The current implementation basically processes the two input arrays in parallel, taking the next smaller element from the appropriate array, and appending to ar, until either the end of an input array is reached, or the counter i reaches half.

  • If the end of an input array was reached, the remaining elements of the other array are appended to ar. The size of ar becomes len.

  • If the counter i reaches half, then nothing is appended to ar. At this point the size of ar is half.

Then, the median function doesn't actually pick the median of the array parameter, but it computes a value based on the len parameter.

The ar array is unnecessary storage. In the end, only the half-th and possibly the half + 1-th values will be used.

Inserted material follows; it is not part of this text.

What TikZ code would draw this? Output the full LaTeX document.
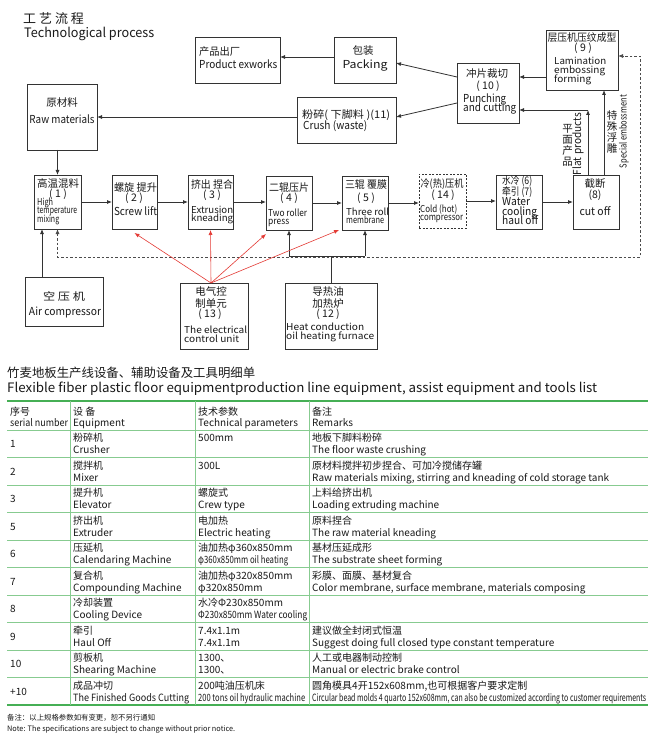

The benefit of the ar storage is it makes it simple to compute the median in the case when the end of an input array was reached. In this case, without ar, it's not trivial to find the correct index.

An alternative algorithm is possible without extra storage: - pick values from the input arrays - if we haven't reached yet either end, take the next smaller element - otherwise, if we reached the end of the first array, take the next element from the second - otherwise, if we reached the end of the second array, take the next element from the first - before the above conditions, save the previously picked value in a variable

After counting until half elements, you can compute the value of the median based on len, prev and current.

Like this:

 for (let i = 0, r1 = 0, r2 = 0; i <= half; i++) {
 prev = current;
 if (r1 < nums1.length && r2 < nums2.length) {
 if (nums1[r1] < nums2[r2]) {
 current = nums1[r1++];
 } else {
 current = nums2[r2++];
 }
 } else if (r1 < nums1.length) {
 current = nums1[r1++];
 } else if (r2 < nums2.length) {
 current = nums2[r2++];
 }
 }
 if (prev === undefined) {
 return current;
 }
 if (len % 2 === 0) {
 return (prev + current) / 2;
 }
 return current;

Unnecessary computation

The median helper function recomputes half. You could simply reuse the half variable that's already computed in the closure.

The loop condition i <= len is unnecessary. It will always be true, because the implementation in the loop body guarantees that i will never reach len.

Return value in case of empty input arrays

In case of empty input arrays, the implementation returns NaN. I'm not sure that's correct, or expected. Unless the exercise specifies to return NaN in this case, I think returning undefined makes more sense.